_WORK INSTRUCTIONS:_
Transcribe the lines below verbatim, skipping the images.

[Begin RECORDS TO USE]

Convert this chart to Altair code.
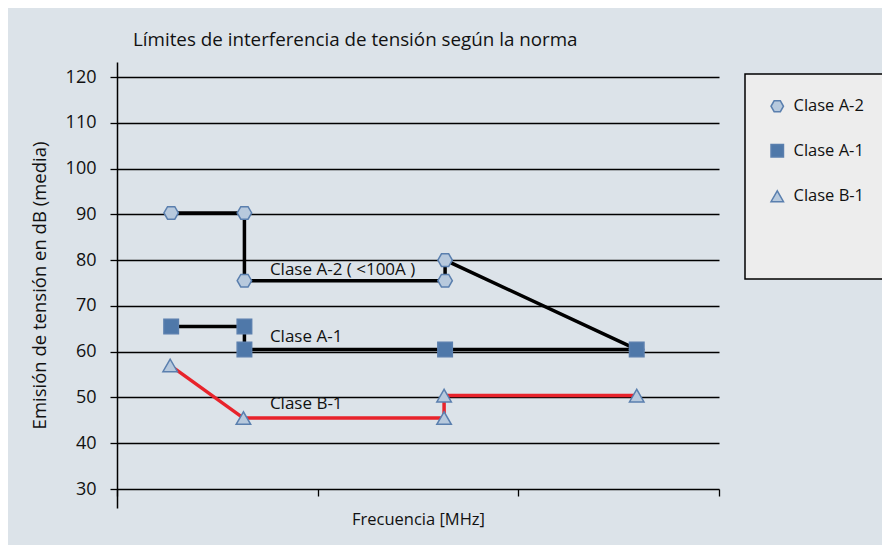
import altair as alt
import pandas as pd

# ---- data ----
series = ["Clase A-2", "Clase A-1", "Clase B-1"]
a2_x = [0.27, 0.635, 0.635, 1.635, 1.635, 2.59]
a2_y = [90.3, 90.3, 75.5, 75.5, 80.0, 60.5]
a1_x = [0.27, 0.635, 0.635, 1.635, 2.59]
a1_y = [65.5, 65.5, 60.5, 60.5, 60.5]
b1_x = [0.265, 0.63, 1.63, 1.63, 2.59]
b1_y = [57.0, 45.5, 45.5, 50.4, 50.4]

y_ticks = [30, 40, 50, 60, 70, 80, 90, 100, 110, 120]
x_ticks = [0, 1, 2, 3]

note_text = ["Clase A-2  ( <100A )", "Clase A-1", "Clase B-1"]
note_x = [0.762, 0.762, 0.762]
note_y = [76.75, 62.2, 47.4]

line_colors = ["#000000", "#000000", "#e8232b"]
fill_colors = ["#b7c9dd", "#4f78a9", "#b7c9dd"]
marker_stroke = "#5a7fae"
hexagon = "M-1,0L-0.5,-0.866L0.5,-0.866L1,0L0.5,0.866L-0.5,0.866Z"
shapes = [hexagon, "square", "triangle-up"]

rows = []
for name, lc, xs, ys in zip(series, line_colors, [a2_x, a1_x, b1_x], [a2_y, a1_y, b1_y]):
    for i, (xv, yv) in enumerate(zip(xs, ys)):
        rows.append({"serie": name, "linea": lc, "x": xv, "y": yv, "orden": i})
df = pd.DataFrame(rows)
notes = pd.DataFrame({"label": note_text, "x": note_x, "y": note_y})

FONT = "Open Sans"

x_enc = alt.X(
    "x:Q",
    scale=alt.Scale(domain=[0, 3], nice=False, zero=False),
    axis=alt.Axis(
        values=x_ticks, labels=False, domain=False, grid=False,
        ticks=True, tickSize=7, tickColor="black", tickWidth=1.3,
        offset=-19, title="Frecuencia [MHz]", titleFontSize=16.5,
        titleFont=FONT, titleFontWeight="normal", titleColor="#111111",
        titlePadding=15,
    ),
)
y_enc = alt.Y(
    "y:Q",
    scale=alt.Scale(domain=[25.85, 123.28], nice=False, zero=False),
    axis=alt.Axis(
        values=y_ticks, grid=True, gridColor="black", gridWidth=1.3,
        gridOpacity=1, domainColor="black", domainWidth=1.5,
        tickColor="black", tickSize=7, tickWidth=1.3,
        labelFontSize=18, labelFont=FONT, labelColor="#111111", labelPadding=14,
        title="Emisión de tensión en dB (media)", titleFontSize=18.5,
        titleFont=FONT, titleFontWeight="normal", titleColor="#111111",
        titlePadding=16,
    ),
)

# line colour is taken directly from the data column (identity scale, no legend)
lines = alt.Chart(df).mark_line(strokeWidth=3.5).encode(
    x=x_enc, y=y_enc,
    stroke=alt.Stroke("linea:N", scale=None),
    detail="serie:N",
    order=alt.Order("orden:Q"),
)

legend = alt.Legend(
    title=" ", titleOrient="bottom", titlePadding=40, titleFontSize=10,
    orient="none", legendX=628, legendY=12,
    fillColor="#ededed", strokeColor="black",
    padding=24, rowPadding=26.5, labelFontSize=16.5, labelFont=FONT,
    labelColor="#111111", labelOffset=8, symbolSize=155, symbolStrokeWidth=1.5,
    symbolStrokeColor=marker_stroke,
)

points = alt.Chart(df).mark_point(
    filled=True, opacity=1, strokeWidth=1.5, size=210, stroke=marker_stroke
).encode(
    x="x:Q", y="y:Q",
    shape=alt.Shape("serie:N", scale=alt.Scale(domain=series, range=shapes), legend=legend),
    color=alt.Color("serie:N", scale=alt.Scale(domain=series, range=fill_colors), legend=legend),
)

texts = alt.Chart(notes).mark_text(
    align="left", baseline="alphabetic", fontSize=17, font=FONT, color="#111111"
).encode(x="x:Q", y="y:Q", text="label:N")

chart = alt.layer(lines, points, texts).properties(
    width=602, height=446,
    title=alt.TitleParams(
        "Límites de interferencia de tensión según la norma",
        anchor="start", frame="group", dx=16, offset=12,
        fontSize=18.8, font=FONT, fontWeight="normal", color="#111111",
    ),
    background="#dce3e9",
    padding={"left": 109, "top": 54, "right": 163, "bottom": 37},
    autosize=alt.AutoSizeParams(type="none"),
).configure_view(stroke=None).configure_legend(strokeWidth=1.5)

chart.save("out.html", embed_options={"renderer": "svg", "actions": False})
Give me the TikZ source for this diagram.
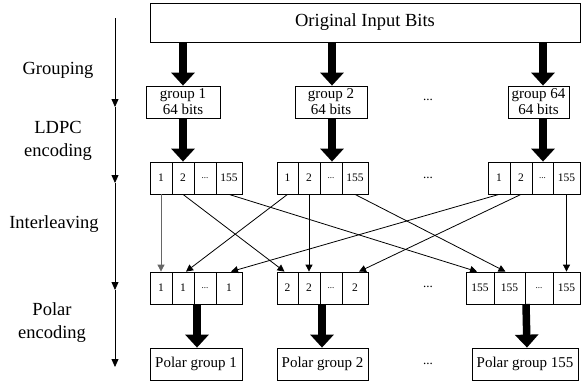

[End RECORDS TO USE]

_RESULT:_
Convert this chart to Altair code.
import altair as alt
import pandas as pd

# ---- data ----
series = ["Clase A-2", "Clase A-1", "Clase B-1"]
a2_x = [0.27, 0.635, 0.635, 1.635, 1.635, 2.59]
a2_y = [90.3, 90.3, 75.5, 75.5, 80.0, 60.5]
a1_x = [0.27, 0.635, 0.635, 1.635, 2.59]
a1_y = [65.5, 65.5, 60.5, 60.5, 60.5]
b1_x = [0.265, 0.63, 1.63, 1.63, 2.59]
b1_y = [57.0, 45.5, 45.5, 50.4, 50.4]

y_ticks = [30, 40, 50, 60, 70, 80, 90, 100, 110, 120]
x_ticks = [0, 1, 2, 3]

note_text = ["Clase A-2  ( <100A )", "Clase A-1", "Clase B-1"]
note_x = [0.762, 0.762, 0.762]
note_y = [76.75, 62.2, 47.4]

line_colors = ["#000000", "#000000", "#e8232b"]
fill_colors = ["#b7c9dd", "#4f78a9", "#b7c9dd"]
marker_stroke = "#5a7fae"
hexagon = "M-1,0L-0.5,-0.866L0.5,-0.866L1,0L0.5,0.866L-0.5,0.866Z"
shapes = [hexagon, "square", "triangle-up"]

rows = []
for name, lc, xs, ys in zip(series, line_colors, [a2_x, a1_x, b1_x], [a2_y, a1_y, b1_y]):
    for i, (xv, yv) in enumerate(zip(xs, ys)):
        rows.append({"serie": name, "linea": lc, "x": xv, "y": yv, "orden": i})
df = pd.DataFrame(rows)
notes = pd.DataFrame({"label": note_text, "x": note_x, "y": note_y})

FONT = "Open Sans"

x_enc = alt.X(
    "x:Q",
    scale=alt.Scale(domain=[0, 3], nice=False, zero=False),
    axis=alt.Axis(
        values=x_ticks, labels=False, domain=False, grid=False,
        ticks=True, tickSize=7, tickColor="black", tickWidth=1.3,
        offset=-19, title="Frecuencia [MHz]", titleFontSize=16.5,
        titleFont=FONT, titleFontWeight="normal", titleColor="#111111",
        titlePadding=15,
    ),
)
y_enc = alt.Y(
    "y:Q",
    scale=alt.Scale(domain=[25.85, 123.28], nice=False, zero=False),
    axis=alt.Axis(
        values=y_ticks, grid=True, gridColor="black", gridWidth=1.3,
        gridOpacity=1, domainColor="black", domainWidth=1.5,
        tickColor="black", tickSize=7, tickWidth=1.3,
        labelFontSize=18, labelFont=FONT, labelColor="#111111", labelPadding=14,
        title="Emisión de tensión en dB (media)", titleFontSize=18.5,
        titleFont=FONT, titleFontWeight="normal", titleColor="#111111",
        titlePadding=16,
    ),
)

# line colour is taken directly from the data column (identity scale, no legend)
lines = alt.Chart(df).mark_line(strokeWidth=3.5).encode(
    x=x_enc, y=y_enc,
    stroke=alt.Stroke("linea:N", scale=None),
    detail="serie:N",
    order=alt.Order("orden:Q"),
)

legend = alt.Legend(
    title=" ", titleOrient="bottom", titlePadding=40, titleFontSize=10,
    orient="none", legendX=628, legendY=12,
    fillColor="#ededed", strokeColor="black",
    padding=24, rowPadding=26.5, labelFontSize=16.5, labelFont=FONT,
    labelColor="#111111", labelOffset=8, symbolSize=155, symbolStrokeWidth=1.5,
    symbolStrokeColor=marker_stroke,
)

points = alt.Chart(df).mark_point(
    filled=True, opacity=1, strokeWidth=1.5, size=210, stroke=marker_stroke
).encode(
    x="x:Q", y="y:Q",
    shape=alt.Shape("serie:N", scale=alt.Scale(domain=series, range=shapes), legend=legend),
    color=alt.Color("serie:N", scale=alt.Scale(domain=series, range=fill_colors), legend=legend),
)

texts = alt.Chart(notes).mark_text(
    align="left", baseline="alphabetic", fontSize=17, font=FONT, color="#111111"
).encode(x="x:Q", y="y:Q", text="label:N")

chart = alt.layer(lines, points, texts).properties(
    width=602, height=446,
    title=alt.TitleParams(
        "Límites de interferencia de tensión según la norma",
        anchor="start", frame="group", dx=16, offset=12,
        fontSize=18.8, font=FONT, fontWeight="normal", color="#111111",
    ),
    background="#dce3e9",
    padding={"left": 109, "top": 54, "right": 163, "bottom": 37},
    autosize=alt.AutoSizeParams(type="none"),
).configure_view(stroke=None).configure_legend(strokeWidth=1.5)

chart.save("out.html", embed_options={"renderer": "svg", "actions": False})
Give me the TikZ source for this diagram.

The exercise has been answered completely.